Es gibt verschiedene Arten des Hungers. Die Situation unserer Welt erscheint deshalb tragisch, weil ein Teil der Menschheit aus Mangel an Brot und materiellen Gütern nicht menschenwürdig leben kann und ein anderer Teil der Menschheit Mangel leidet an echten menschlichen Beziehungen, an tragfähiger Gemeinschaft. Man kann sich fragen, ob diese beiden Defizite in einer global Welt nicht miteinander zusammenhängend sind. Ich meine, dass die zunehmende Kälte unserer Gesellschaften etwas mit der mangelnden Bereitschaft zu Teilen zu tun hat.

 

Es gehört zur unergründlichen Eigenart des Menschen, dass er sich mit dem Vorhandenen nie voll zufrieden geben kann. Er verlangt nach Etwas jenseits der Erfüllungen, die die Welt zu bieten vermag. Es gibt im Menschen einen Hunger nach ewigem Leben, nach jener Fülle des Lebens, von der Johannes an anderer Stelle seines Evangeliums spricht. Im berühmten Wort des Augustinus: Unruhig ist unser Herz, bis es ruht in Gott.

 

Eucharistie ist Danksagung für Leben und Tod Jesu, Verheißung der Vollendung in ihm: Wer aber dieses Brot isst, wird leben in Ewigkeit.

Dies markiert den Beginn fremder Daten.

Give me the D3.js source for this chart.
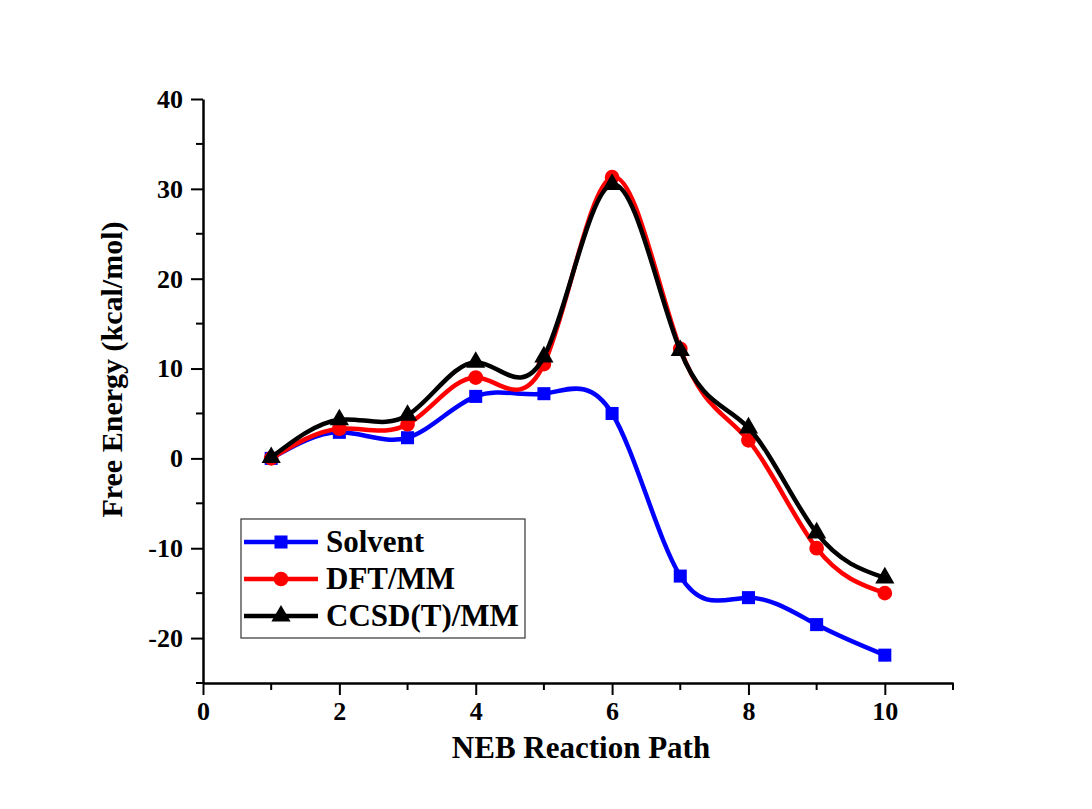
<!DOCTYPE html>
<html>
<head>
<meta charset="utf-8">
<script src="https://cdn.jsdelivr.net/npm/d3@7"></script>
<style>
  body { margin: 0; background: #fff; }
  text { font-family: "Liberation Serif", "Times New Roman", serif; font-weight: bold; }
</style>
</head>
<body>
<div id="chart-area"></div>
<script>
const MARGIN = { LEFT: 203, RIGHT: 139, TOP: 99, BOTTOM: 126 }
const WIDTH = 1092 - MARGIN.LEFT - MARGIN.RIGHT
const HEIGHT = 809 - MARGIN.TOP - MARGIN.BOTTOM

// data
const steps = [1, 2, 3, 4, 5, 6, 7, 8, 9, 10]
const solvent = [0, 2.9, 2.3, 6.9, 7.2, 5.0, -13.1, -15.5, -18.5, -21.9]
const dftmm = [0, 3.3, 3.8, 9.0, 10.5, 31.3, 12.2, 2.0, -10.0, -15.0]
const ccsdmm = [0.1, 4.3, 4.8, 10.7, 11.3, 30.5, 12.0, 3.4, -8.3, -13.3]

const seriesNames = ["Solvent", "DFT/MM", "CCSD(T)/MM"]
const seriesColors = ["#0000ff", "#ff0000", "#000000"]
const seriesMarkers = ["square", "circle", "triangle"]
const xTicks = [0, 2, 4, 6, 8, 10]
const yTicks = [-20, -10, 0, 10, 20, 30, 40]

const series = [solvent, dftmm, ccsdmm].map((vals, i) => ({
  name: seriesNames[i],
  color: seriesColors[i],
  marker: seriesMarkers[i],
  points: steps.map((s, j) => ({ x: s, y: vals[j] }))
}))

const svg = d3.select("#chart-area").append("svg")
  .attr("width", 1092)
  .attr("height", 809)

svg.append("rect").attr("width", 1092).attr("height", 809).attr("fill", "#fff")

const g = svg.append("g")
  .attr("transform", `translate(${MARGIN.LEFT}, ${MARGIN.TOP})`)

const x = d3.scaleLinear().domain([0, 11]).range([0, WIDTH])
const y = d3.scaleLinear().domain([-25, 40]).range([HEIGHT, 0])

// minor ticks
const xMinor = d3.range(1, 12, 2)
const yMinor = d3.range(-25, 40, 10)

g.append("g")
  .attr("transform", `translate(0, ${HEIGHT})`)
  .selectAll("line").data(xMinor).enter().append("line")
  .attr("x1", d => x(d)).attr("x2", d => x(d))
  .attr("y1", 0).attr("y2", 7)
  .attr("stroke", "#000").attr("stroke-width", 2)

g.append("g")
  .selectAll("line").data(yMinor).enter().append("line")
  .attr("y1", d => y(d)).attr("y2", d => y(d))
  .attr("x1", 0).attr("x2", -7)
  .attr("stroke", "#000").attr("stroke-width", 2)

// axes
const fmt = d => String(d)   // plain hyphen minus like the original

const xAxisGroup = g.append("g")
  .attr("transform", `translate(0, ${HEIGHT})`)
  .call(d3.axisBottom(x).tickValues(xTicks).tickFormat(fmt).tickSize(12).tickSizeOuter(0).tickPadding(7))

const yAxisGroup = g.append("g")
  .call(d3.axisLeft(y).tickValues(yTicks).tickFormat(fmt).tickSize(12).tickSizeOuter(0).tickPadding(8))

;[xAxisGroup, yAxisGroup].forEach(ax => {
  ax.select(".domain").attr("stroke", "#000").attr("stroke-width", 2.5)
  ax.selectAll(".tick line").attr("stroke", "#000").attr("stroke-width", 2)
  ax.selectAll("text")
    .attr("fill", "#000")
    .style("font-family", '"Liberation Serif", serif')
    .style("font-weight", "bold")
    .style("font-size", "26px")
})

// axis labels
g.append("text")
  .attr("x", WIDTH / 2 + 3)
  .attr("y", HEIGHT + 75)
  .attr("font-size", "31px")
  .attr("text-anchor", "middle")
  .text("NEB Reaction Path")

g.append("text")
  .attr("x", -(y(10) + 1))
  .attr("y", -81)
  .attr("font-size", "30px")
  .attr("text-anchor", "middle")
  .attr("transform", "rotate(-90)")
  .text("Free Energy (kcal/mol)")

// lines
const line = d3.line()
  .x(d => x(d.x))
  .y(d => y(d.y))
  .curve(d3.curveNatural)

const markerPath = {
  square: d3.symbol().type(d3.symbolSquare).size(170),
  circle: d3.symbol().type(d3.symbolCircle).size(170),
  triangle: d3.symbol().type(d3.symbolTriangle).size(160)
}

series.forEach(s => {
  const sg = g.append("g")
  sg.append("path")
    .attr("d", line(s.points))
    .attr("fill", "none")
    .attr("stroke", s.color)
    .attr("stroke-width", 4.5)

  sg.selectAll("path.mk").data(s.points).enter().append("path")
    .attr("class", "mk")
    .attr("d", markerPath[s.marker]())
    .attr("transform", d => `translate(${x(d.x)}, ${y(d.y)})`)
    .attr("fill", s.color)
})

// legend
const legend = svg.append("g").attr("transform", "translate(241, 519)")
legend.append("rect")
  .attr("width", 284).attr("height", 119)
  .attr("fill", "#fff").attr("stroke", "#333").attr("stroke-width", 1.2)

series.forEach((s, i) => {
  const ly = 23 + i * 37
  legend.append("line")
    .attr("x1", 3).attr("x2", 77).attr("y1", ly).attr("y2", ly)
    .attr("stroke", s.color).attr("stroke-width", 4.5)
  legend.append("path")
    .attr("d", markerPath[s.marker]())
    .attr("transform", `translate(40, ${ly})`)
    .attr("fill", s.color)
  legend.append("text")
    .attr("x", 85).attr("y", ly + 10)
    .attr("font-size", "31px")
    .text(s.name)
})
</script>
</body>
</html>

Der Glaube an ein ewiges Leben setzt dabei den Glauben an das Leben voraus.

 

Sonst wird er blass und sinnlos. Die Materie, das Brot, die Gemeinschaft, die gesamte menschliche Wirklichkeit ist Zeichen des ewigen Lebens. Der Himmel ist kein abgehobener ferner Ort. Er ist nicht von der Erde getrennt, aber er überragt sie um ein Unendliches.